Exercise details: Repeat the records below exactly, from the first line through the line containing "import seaborn as sns", and leave out any pictures.
----- Exercise data -----
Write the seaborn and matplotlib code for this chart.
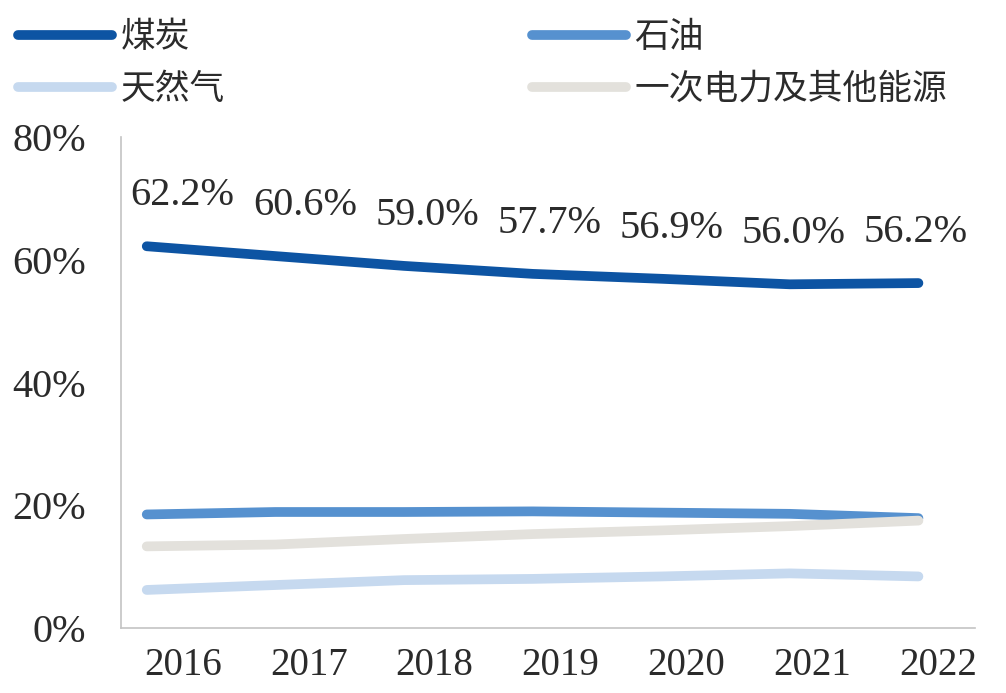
import numpy as np
import pandas as pd
import matplotlib
matplotlib.use("Agg")
import matplotlib.pyplot as plt
import matplotlib.transforms as mtransforms
from matplotlib.lines import Line2D
import seaborn as sns

# data (share of energy consumption, %)
years = ["2016", "2017", "2018", "2019", "2020", "2021", "2022"]
coal = [62.2, 60.6, 59.0, 57.7, 56.9, 56.0, 56.2]
oil = [18.5, 18.9, 18.9, 19.0, 18.8, 18.6, 17.9]
gas = [6.2, 7.0, 7.8, 8.0, 8.4, 8.9, 8.4]
other = [13.3, 13.6, 14.5, 15.3, 15.9, 16.6, 17.5]
series_names = ["煤炭", "石油", "天然气", "一次电力及其他能源"]
yticks = [0, 20, 40, 60, 80]

colors = {"煤炭": "#0d54a3", "石油": "#5691cf",
          "天然气": "#c6d9ef", "一次电力及其他能源": "#e3e1dc"}
text_color = "#2b2b2b"

sns.set_theme(style="white")
plt.rcParams["font.family"] = ["Liberation Serif", "Noto Sans CJK SC", "DejaVu Sans"]

df = pd.DataFrame({"年份": years, "煤炭": coal, "石油": oil,
                   "天然气": gas, "一次电力及其他能源": other})
df["idx"] = np.arange(len(years))
long = df.melt(id_vars=["年份", "idx"], value_vars=series_names,
               var_name="能源", value_name="占比")

fig = plt.figure(figsize=(10.06, 6.93), dpi=100)
ax = fig.add_axes([0.1203, 0.0938, 0.8489, 0.7085])

sns.lineplot(data=long, x="idx", y="占比", hue="能源", hue_order=series_names,
             palette=colors, linewidth=7, solid_capstyle="round",
             legend=False, ax=ax)

ax.set_xlim(-0.2, 6.44)
ax.set_ylim(0, 80)
ax.set_xlabel("")
ax.set_ylabel("")

ax.set_yticks(yticks)
ax.set_yticklabels([f"{v}%" for v in yticks], fontsize=29, color=text_color)
ax.set_xticks(df["idx"])
ax.set_xticklabels(years, fontsize=28, color=text_color)
ax.tick_params(axis="y", length=0, pad=25)
ax.tick_params(axis="x", length=0, pad=14)

# year labels sit a little right of the data points in the reference
for i, lab in enumerate(ax.get_xticklabels()):
    dx = (36 - 2.7 * i) / 100
    lab.set_transform(lab.get_transform() +
                      mtransforms.ScaledTranslation(dx, 0, fig.dpi_scale_trans))

for side in ["top", "right"]:
    ax.spines[side].set_visible(False)
for side in ["left", "bottom"]:
    ax.spines[side].set_color("#c4c4c4")
    ax.spines[side].set_linewidth(1.2)

# coal value labels
for i, v in enumerate(coal):
    dx = (36 - 6.5 * i) * 0.72
    ax.annotate(f"{v:.1f}%", (i, v), xytext=(dx, 41 * 0.72),
                textcoords="offset points", ha="center", va="baseline",
                fontsize=29, color=text_color)

order = ["煤炭", "天然气", "石油", "一次电力及其他能源"]
handles = [Line2D([], [], color=colors[n], linewidth=7, solid_capstyle="round")
           for n in order]
fig.legend(handles, order, ncol=2, loc="upper left",
           bbox_to_anchor=(18 / 1006, 1 - 22 / 693), frameon=False,
           fontsize=25, handlelength=2.7, handletextpad=0.25,
           columnspacing=8.85, labelspacing=0.55, borderpad=0,
           borderaxespad=0, labelcolor=text_color)

fig.savefig("out.png", dpi=100, facecolor="white")
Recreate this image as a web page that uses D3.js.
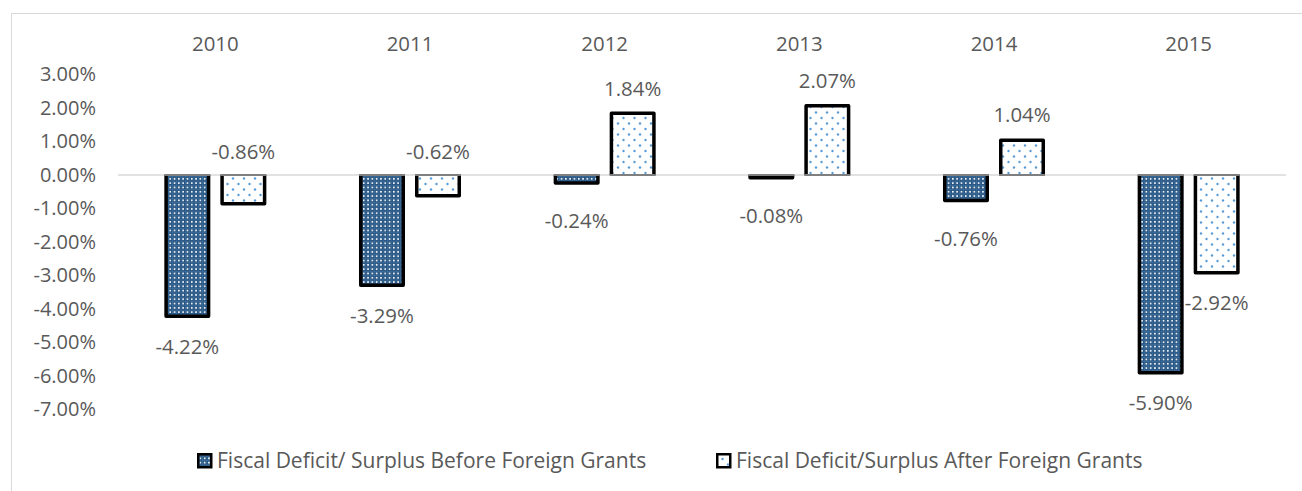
-----
Solution:
Write the seaborn and matplotlib code for this chart.
import numpy as np
import pandas as pd
import matplotlib
matplotlib.use("Agg")
import matplotlib.pyplot as plt
import matplotlib.transforms as mtransforms
from matplotlib.lines import Line2D
import seaborn as sns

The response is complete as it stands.